__Work to complete__.
Exactly repeat the material, dropping every picture from the copy.

__Data lines__.
***
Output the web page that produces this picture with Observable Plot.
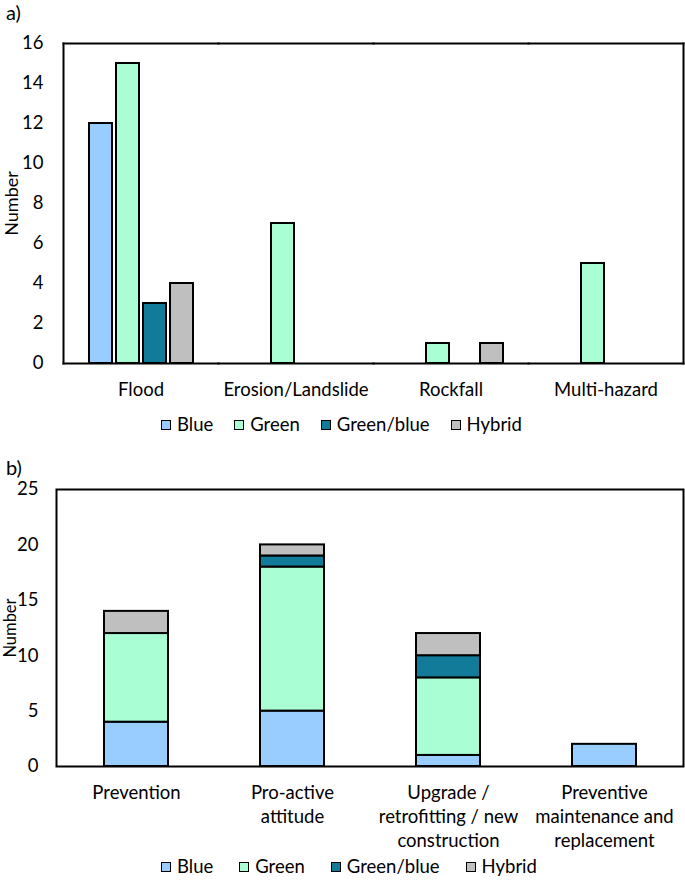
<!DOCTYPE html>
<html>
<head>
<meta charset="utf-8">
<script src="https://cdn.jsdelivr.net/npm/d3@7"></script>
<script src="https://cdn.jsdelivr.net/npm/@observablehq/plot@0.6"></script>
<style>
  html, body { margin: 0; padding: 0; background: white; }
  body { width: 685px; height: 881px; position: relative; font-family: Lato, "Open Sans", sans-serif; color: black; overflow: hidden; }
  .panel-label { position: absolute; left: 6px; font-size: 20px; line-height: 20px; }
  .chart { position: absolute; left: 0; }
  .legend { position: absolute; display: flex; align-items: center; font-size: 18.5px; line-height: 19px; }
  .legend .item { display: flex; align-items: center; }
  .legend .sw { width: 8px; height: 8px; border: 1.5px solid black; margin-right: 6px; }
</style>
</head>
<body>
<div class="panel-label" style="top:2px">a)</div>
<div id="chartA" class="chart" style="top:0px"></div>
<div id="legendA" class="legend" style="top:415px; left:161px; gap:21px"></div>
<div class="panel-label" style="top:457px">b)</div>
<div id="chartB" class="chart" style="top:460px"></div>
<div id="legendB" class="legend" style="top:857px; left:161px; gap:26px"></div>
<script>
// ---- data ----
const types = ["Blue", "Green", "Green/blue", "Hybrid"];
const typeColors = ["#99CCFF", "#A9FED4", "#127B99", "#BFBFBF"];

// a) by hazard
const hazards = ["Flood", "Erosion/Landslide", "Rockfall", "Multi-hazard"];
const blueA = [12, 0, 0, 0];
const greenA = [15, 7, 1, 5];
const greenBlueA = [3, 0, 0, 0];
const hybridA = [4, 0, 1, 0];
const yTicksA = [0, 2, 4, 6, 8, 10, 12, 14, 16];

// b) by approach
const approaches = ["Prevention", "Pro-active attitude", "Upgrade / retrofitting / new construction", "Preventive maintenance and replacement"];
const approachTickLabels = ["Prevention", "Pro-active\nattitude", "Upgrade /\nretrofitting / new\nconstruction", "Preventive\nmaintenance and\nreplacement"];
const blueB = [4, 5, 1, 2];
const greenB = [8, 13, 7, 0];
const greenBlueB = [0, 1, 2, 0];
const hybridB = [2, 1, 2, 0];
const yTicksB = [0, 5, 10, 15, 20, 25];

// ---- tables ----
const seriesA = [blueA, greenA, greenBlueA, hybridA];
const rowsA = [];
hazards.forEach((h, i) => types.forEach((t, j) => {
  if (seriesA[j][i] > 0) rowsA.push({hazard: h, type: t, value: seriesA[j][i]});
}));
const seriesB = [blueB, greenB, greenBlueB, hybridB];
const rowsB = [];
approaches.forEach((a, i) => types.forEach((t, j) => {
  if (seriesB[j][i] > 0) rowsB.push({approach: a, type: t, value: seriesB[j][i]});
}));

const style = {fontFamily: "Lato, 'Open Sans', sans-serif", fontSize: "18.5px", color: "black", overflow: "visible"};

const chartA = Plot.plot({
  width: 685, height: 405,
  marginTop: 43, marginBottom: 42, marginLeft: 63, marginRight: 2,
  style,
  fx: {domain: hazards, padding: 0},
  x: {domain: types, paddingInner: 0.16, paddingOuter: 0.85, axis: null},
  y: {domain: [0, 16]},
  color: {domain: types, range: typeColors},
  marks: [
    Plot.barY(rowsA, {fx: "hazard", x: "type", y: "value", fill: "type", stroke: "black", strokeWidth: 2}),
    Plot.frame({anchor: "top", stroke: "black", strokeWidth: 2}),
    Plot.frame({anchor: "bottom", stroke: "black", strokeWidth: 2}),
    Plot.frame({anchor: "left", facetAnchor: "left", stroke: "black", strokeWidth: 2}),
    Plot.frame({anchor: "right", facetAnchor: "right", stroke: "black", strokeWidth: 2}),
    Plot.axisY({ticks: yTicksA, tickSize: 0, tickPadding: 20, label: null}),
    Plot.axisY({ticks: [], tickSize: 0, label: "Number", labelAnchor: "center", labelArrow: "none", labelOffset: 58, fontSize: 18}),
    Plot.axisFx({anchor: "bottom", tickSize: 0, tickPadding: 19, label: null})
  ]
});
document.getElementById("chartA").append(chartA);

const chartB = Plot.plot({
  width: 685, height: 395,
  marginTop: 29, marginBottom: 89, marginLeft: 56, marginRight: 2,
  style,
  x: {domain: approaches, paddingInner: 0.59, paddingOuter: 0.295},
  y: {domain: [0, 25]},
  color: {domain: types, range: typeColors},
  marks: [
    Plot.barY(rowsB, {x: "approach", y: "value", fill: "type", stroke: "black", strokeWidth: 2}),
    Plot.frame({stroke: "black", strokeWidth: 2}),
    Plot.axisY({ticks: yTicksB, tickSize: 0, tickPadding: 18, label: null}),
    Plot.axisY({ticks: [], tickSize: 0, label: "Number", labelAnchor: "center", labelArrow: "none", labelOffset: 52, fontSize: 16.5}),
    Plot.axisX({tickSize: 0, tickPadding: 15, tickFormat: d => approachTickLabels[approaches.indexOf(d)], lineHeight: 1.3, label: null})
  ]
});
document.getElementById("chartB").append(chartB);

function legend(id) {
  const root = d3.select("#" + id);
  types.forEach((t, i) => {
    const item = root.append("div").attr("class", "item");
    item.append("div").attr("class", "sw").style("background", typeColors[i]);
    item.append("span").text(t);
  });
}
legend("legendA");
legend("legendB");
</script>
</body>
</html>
***
__Correct result__.
Output the web page that produces this picture with Observable Plot.
<!DOCTYPE html>
<html>
<head>
<meta charset="utf-8">
<script src="https://cdn.jsdelivr.net/npm/d3@7"></script>
<script src="https://cdn.jsdelivr.net/npm/@observablehq/plot@0.6"></script>
<style>
  html, body { margin: 0; padding: 0; background: white; }
  body { width: 685px; height: 881px; position: relative; font-family: Lato, "Open Sans", sans-serif; color: black; overflow: hidden; }
  .panel-label { position: absolute; left: 6px; font-size: 20px; line-height: 20px; }
  .chart { position: absolute; left: 0; }
  .legend { position: absolute; display: flex; align-items: center; font-size: 18.5px; line-height: 19px; }
  .legend .item { display: flex; align-items: center; }
  .legend .sw { width: 8px; height: 8px; border: 1.5px solid black; margin-right: 6px; }
</style>
</head>
<body>
<div class="panel-label" style="top:2px">a)</div>
<div id="chartA" class="chart" style="top:0px"></div>
<div id="legendA" class="legend" style="top:415px; left:161px; gap:21px"></div>
<div class="panel-label" style="top:457px">b)</div>
<div id="chartB" class="chart" style="top:460px"></div>
<div id="legendB" class="legend" style="top:857px; left:161px; gap:26px"></div>
<script>
// ---- data ----
const types = ["Blue", "Green", "Green/blue", "Hybrid"];
const typeColors = ["#99CCFF", "#A9FED4", "#127B99", "#BFBFBF"];

// a) by hazard
const hazards = ["Flood", "Erosion/Landslide", "Rockfall", "Multi-hazard"];
const blueA = [12, 0, 0, 0];
const greenA = [15, 7, 1, 5];
const greenBlueA = [3, 0, 0, 0];
const hybridA = [4, 0, 1, 0];
const yTicksA = [0, 2, 4, 6, 8, 10, 12, 14, 16];

// b) by approach
const approaches = ["Prevention", "Pro-active attitude", "Upgrade / retrofitting / new construction", "Preventive maintenance and replacement"];
const approachTickLabels = ["Prevention", "Pro-active\nattitude", "Upgrade /\nretrofitting / new\nconstruction", "Preventive\nmaintenance and\nreplacement"];
const blueB = [4, 5, 1, 2];
const greenB = [8, 13, 7, 0];
const greenBlueB = [0, 1, 2, 0];
const hybridB = [2, 1, 2, 0];
const yTicksB = [0, 5, 10, 15, 20, 25];

// ---- tables ----
const seriesA = [blueA, greenA, greenBlueA, hybridA];
const rowsA = [];
hazards.forEach((h, i) => types.forEach((t, j) => {
  if (seriesA[j][i] > 0) rowsA.push({hazard: h, type: t, value: seriesA[j][i]});
}));
const seriesB = [blueB, greenB, greenBlueB, hybridB];
const rowsB = [];
approaches.forEach((a, i) => types.forEach((t, j) => {
  if (seriesB[j][i] > 0) rowsB.push({approach: a, type: t, value: seriesB[j][i]});
}));

const style = {fontFamily: "Lato, 'Open Sans', sans-serif", fontSize: "18.5px", color: "black", overflow: "visible"};

const chartA = Plot.plot({
  width: 685, height: 405,
  marginTop: 43, marginBottom: 42, marginLeft: 63, marginRight: 2,
  style,
  fx: {domain: hazards, padding: 0},
  x: {domain: types, paddingInner: 0.16, paddingOuter: 0.85, axis: null},
  y: {domain: [0, 16]},
  color: {domain: types, range: typeColors},
  marks: [
    Plot.barY(rowsA, {fx: "hazard", x: "type", y: "value", fill: "type", stroke: "black", strokeWidth: 2}),
    Plot.frame({anchor: "top", stroke: "black", strokeWidth: 2}),
    Plot.frame({anchor: "bottom", stroke: "black", strokeWidth: 2}),
    Plot.frame({anchor: "left", facetAnchor: "left", stroke: "black", strokeWidth: 2}),
    Plot.frame({anchor: "right", facetAnchor: "right", stroke: "black", strokeWidth: 2}),
    Plot.axisY({ticks: yTicksA, tickSize: 0, tickPadding: 20, label: null}),
    Plot.axisY({ticks: [], tickSize: 0, label: "Number", labelAnchor: "center", labelArrow: "none", labelOffset: 58, fontSize: 18}),
    Plot.axisFx({anchor: "bottom", tickSize: 0, tickPadding: 19, label: null})
  ]
});
document.getElementById("chartA").append(chartA);

const chartB = Plot.plot({
  width: 685, height: 395,
  marginTop: 29, marginBottom: 89, marginLeft: 56, marginRight: 2,
  style,
  x: {domain: approaches, paddingInner: 0.59, paddingOuter: 0.295},
  y: {domain: [0, 25]},
  color: {domain: types, range: typeColors},
  marks: [
    Plot.barY(rowsB, {x: "approach", y: "value", fill: "type", stroke: "black", strokeWidth: 2}),
    Plot.frame({stroke: "black", strokeWidth: 2}),
    Plot.axisY({ticks: yTicksB, tickSize: 0, tickPadding: 18, label: null}),
    Plot.axisY({ticks: [], tickSize: 0, label: "Number", labelAnchor: "center", labelArrow: "none", labelOffset: 52, fontSize: 16.5}),
    Plot.axisX({tickSize: 0, tickPadding: 15, tickFormat: d => approachTickLabels[approaches.indexOf(d)], lineHeight: 1.3, label: null})
  ]
});
document.getElementById("chartB").append(chartB);

function legend(id) {
  const root = d3.select("#" + id);
  types.forEach((t, i) => {
    const item = root.append("div").attr("class", "item");
    item.append("div").attr("class", "sw").style("background", typeColors[i]);
    item.append("span").text(t);
  });
}
legend("legendA");
legend("legendB");
</script>
</body>
</html>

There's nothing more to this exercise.